AIM → Restate the full listing word for word and leave the pictures out.
● ● ●
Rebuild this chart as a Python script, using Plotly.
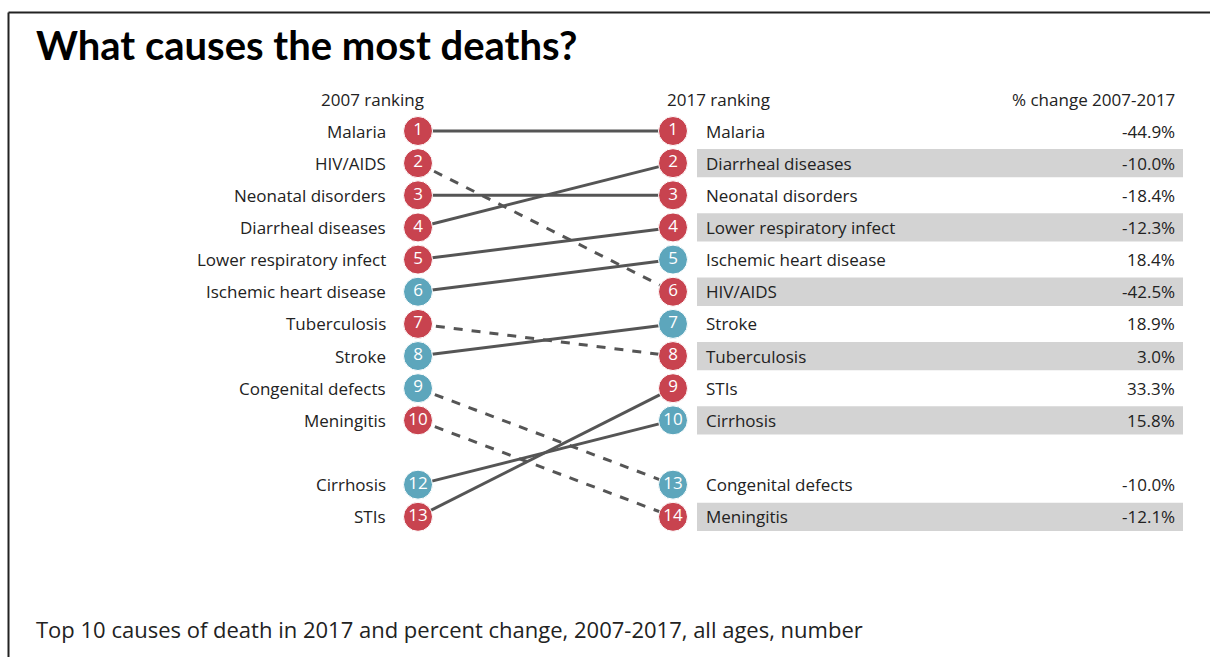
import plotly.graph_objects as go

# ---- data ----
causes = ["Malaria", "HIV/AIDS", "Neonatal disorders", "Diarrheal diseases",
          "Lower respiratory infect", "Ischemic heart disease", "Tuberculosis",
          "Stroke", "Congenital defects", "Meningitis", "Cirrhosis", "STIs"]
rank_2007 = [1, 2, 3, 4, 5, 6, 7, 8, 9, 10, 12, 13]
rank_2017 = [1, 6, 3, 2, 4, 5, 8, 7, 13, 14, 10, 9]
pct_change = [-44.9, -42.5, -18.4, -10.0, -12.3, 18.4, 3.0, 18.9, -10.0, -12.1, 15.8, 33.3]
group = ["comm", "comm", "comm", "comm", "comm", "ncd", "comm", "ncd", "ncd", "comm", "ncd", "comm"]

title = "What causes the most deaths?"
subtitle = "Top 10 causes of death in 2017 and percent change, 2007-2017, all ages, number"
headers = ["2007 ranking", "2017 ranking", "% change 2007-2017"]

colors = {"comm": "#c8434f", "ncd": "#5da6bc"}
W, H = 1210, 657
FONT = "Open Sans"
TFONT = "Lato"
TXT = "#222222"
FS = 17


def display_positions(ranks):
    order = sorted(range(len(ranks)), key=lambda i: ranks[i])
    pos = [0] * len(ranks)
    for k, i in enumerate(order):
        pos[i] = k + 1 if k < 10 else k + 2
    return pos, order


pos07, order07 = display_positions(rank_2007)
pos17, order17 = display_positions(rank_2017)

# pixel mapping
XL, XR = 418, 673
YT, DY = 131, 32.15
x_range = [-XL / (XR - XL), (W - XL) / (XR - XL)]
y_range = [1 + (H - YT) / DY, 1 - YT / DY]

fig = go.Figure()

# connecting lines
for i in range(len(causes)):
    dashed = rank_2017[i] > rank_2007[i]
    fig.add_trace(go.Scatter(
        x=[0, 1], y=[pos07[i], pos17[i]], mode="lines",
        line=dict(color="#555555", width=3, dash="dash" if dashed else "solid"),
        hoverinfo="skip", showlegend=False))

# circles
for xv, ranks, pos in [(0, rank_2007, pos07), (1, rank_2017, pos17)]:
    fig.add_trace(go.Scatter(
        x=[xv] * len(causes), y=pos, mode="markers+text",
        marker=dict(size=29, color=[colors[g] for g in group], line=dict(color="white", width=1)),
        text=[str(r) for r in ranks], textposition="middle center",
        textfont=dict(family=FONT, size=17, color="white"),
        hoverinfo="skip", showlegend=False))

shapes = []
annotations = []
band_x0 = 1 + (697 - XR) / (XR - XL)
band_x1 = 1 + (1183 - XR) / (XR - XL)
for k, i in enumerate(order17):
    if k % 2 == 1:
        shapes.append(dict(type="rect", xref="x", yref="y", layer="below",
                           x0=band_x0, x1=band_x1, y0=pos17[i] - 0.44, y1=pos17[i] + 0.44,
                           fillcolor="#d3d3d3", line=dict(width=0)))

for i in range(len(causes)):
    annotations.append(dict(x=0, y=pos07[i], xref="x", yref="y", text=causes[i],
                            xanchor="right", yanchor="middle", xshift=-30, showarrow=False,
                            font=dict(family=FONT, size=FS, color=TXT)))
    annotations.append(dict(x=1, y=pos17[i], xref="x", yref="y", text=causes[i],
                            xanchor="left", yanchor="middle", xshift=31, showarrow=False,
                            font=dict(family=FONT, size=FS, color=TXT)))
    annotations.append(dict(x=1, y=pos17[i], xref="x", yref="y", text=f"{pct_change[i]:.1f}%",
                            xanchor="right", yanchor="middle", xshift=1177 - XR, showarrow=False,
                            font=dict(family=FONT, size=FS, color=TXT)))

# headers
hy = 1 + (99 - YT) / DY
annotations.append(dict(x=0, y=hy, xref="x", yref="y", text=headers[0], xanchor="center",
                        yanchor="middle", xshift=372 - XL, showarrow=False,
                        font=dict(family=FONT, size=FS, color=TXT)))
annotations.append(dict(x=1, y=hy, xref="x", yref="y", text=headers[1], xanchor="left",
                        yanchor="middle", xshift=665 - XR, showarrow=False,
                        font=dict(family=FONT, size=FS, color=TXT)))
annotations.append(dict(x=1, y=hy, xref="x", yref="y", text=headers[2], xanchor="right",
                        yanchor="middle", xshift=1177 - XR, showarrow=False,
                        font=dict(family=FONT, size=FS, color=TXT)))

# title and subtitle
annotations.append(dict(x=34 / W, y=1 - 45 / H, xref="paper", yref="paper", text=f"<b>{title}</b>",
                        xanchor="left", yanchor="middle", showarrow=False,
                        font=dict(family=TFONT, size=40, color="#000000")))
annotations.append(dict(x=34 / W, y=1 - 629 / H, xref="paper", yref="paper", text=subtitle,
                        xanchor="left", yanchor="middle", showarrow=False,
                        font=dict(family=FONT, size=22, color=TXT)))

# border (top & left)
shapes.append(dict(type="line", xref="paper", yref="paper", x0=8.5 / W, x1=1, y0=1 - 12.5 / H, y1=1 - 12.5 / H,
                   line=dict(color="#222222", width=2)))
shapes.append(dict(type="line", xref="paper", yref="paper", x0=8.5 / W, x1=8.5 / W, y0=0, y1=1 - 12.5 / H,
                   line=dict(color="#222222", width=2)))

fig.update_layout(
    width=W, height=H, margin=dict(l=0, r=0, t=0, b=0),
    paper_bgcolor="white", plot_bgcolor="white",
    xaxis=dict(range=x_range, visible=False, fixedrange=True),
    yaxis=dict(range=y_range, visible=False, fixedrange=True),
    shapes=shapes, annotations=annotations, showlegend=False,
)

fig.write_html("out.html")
● ● ●
EXERCISE RESULT →
Rebuild this chart as a Python script, using Plotly.
import plotly.graph_objects as go

# ---- data ----
causes = ["Malaria", "HIV/AIDS", "Neonatal disorders", "Diarrheal diseases",
          "Lower respiratory infect", "Ischemic heart disease", "Tuberculosis",
          "Stroke", "Congenital defects", "Meningitis", "Cirrhosis", "STIs"]
rank_2007 = [1, 2, 3, 4, 5, 6, 7, 8, 9, 10, 12, 13]
rank_2017 = [1, 6, 3, 2, 4, 5, 8, 7, 13, 14, 10, 9]
pct_change = [-44.9, -42.5, -18.4, -10.0, -12.3, 18.4, 3.0, 18.9, -10.0, -12.1, 15.8, 33.3]
group = ["comm", "comm", "comm", "comm", "comm", "ncd", "comm", "ncd", "ncd", "comm", "ncd", "comm"]

title = "What causes the most deaths?"
subtitle = "Top 10 causes of death in 2017 and percent change, 2007-2017, all ages, number"
headers = ["2007 ranking", "2017 ranking", "% change 2007-2017"]

colors = {"comm": "#c8434f", "ncd": "#5da6bc"}
W, H = 1210, 657
FONT = "Open Sans"
TFONT = "Lato"
TXT = "#222222"
FS = 17


def display_positions(ranks):
    order = sorted(range(len(ranks)), key=lambda i: ranks[i])
    pos = [0] * len(ranks)
    for k, i in enumerate(order):
        pos[i] = k + 1 if k < 10 else k + 2
    return pos, order


pos07, order07 = display_positions(rank_2007)
pos17, order17 = display_positions(rank_2017)

# pixel mapping
XL, XR = 418, 673
YT, DY = 131, 32.15
x_range = [-XL / (XR - XL), (W - XL) / (XR - XL)]
y_range = [1 + (H - YT) / DY, 1 - YT / DY]

fig = go.Figure()

# connecting lines
for i in range(len(causes)):
    dashed = rank_2017[i] > rank_2007[i]
    fig.add_trace(go.Scatter(
        x=[0, 1], y=[pos07[i], pos17[i]], mode="lines",
        line=dict(color="#555555", width=3, dash="dash" if dashed else "solid"),
        hoverinfo="skip", showlegend=False))

# circles
for xv, ranks, pos in [(0, rank_2007, pos07), (1, rank_2017, pos17)]:
    fig.add_trace(go.Scatter(
        x=[xv] * len(causes), y=pos, mode="markers+text",
        marker=dict(size=29, color=[colors[g] for g in group], line=dict(color="white", width=1)),
        text=[str(r) for r in ranks], textposition="middle center",
        textfont=dict(family=FONT, size=17, color="white"),
        hoverinfo="skip", showlegend=False))

shapes = []
annotations = []
band_x0 = 1 + (697 - XR) / (XR - XL)
band_x1 = 1 + (1183 - XR) / (XR - XL)
for k, i in enumerate(order17):
    if k % 2 == 1:
        shapes.append(dict(type="rect", xref="x", yref="y", layer="below",
                           x0=band_x0, x1=band_x1, y0=pos17[i] - 0.44, y1=pos17[i] + 0.44,
                           fillcolor="#d3d3d3", line=dict(width=0)))

for i in range(len(causes)):
    annotations.append(dict(x=0, y=pos07[i], xref="x", yref="y", text=causes[i],
                            xanchor="right", yanchor="middle", xshift=-30, showarrow=False,
                            font=dict(family=FONT, size=FS, color=TXT)))
    annotations.append(dict(x=1, y=pos17[i], xref="x", yref="y", text=causes[i],
                            xanchor="left", yanchor="middle", xshift=31, showarrow=False,
                            font=dict(family=FONT, size=FS, color=TXT)))
    annotations.append(dict(x=1, y=pos17[i], xref="x", yref="y", text=f"{pct_change[i]:.1f}%",
                            xanchor="right", yanchor="middle", xshift=1177 - XR, showarrow=False,
                            font=dict(family=FONT, size=FS, color=TXT)))

# headers
hy = 1 + (99 - YT) / DY
annotations.append(dict(x=0, y=hy, xref="x", yref="y", text=headers[0], xanchor="center",
                        yanchor="middle", xshift=372 - XL, showarrow=False,
                        font=dict(family=FONT, size=FS, color=TXT)))
annotations.append(dict(x=1, y=hy, xref="x", yref="y", text=headers[1], xanchor="left",
                        yanchor="middle", xshift=665 - XR, showarrow=False,
                        font=dict(family=FONT, size=FS, color=TXT)))
annotations.append(dict(x=1, y=hy, xref="x", yref="y", text=headers[2], xanchor="right",
                        yanchor="middle", xshift=1177 - XR, showarrow=False,
                        font=dict(family=FONT, size=FS, color=TXT)))

# title and subtitle
annotations.append(dict(x=34 / W, y=1 - 45 / H, xref="paper", yref="paper", text=f"<b>{title}</b>",
                        xanchor="left", yanchor="middle", showarrow=False,
                        font=dict(family=TFONT, size=40, color="#000000")))
annotations.append(dict(x=34 / W, y=1 - 629 / H, xref="paper", yref="paper", text=subtitle,
                        xanchor="left", yanchor="middle", showarrow=False,
                        font=dict(family=FONT, size=22, color=TXT)))

# border (top & left)
shapes.append(dict(type="line", xref="paper", yref="paper", x0=8.5 / W, x1=1, y0=1 - 12.5 / H, y1=1 - 12.5 / H,
                   line=dict(color="#222222", width=2)))
shapes.append(dict(type="line", xref="paper", yref="paper", x0=8.5 / W, x1=8.5 / W, y0=0, y1=1 - 12.5 / H,
                   line=dict(color="#222222", width=2)))

fig.update_layout(
    width=W, height=H, margin=dict(l=0, r=0, t=0, b=0),
    paper_bgcolor="white", plot_bgcolor="white",
    xaxis=dict(range=x_range, visible=False, fixedrange=True),
    yaxis=dict(range=y_range, visible=False, fixedrange=True),
    shapes=shapes, annotations=annotations, showlegend=False,
)

fig.write_html("out.html")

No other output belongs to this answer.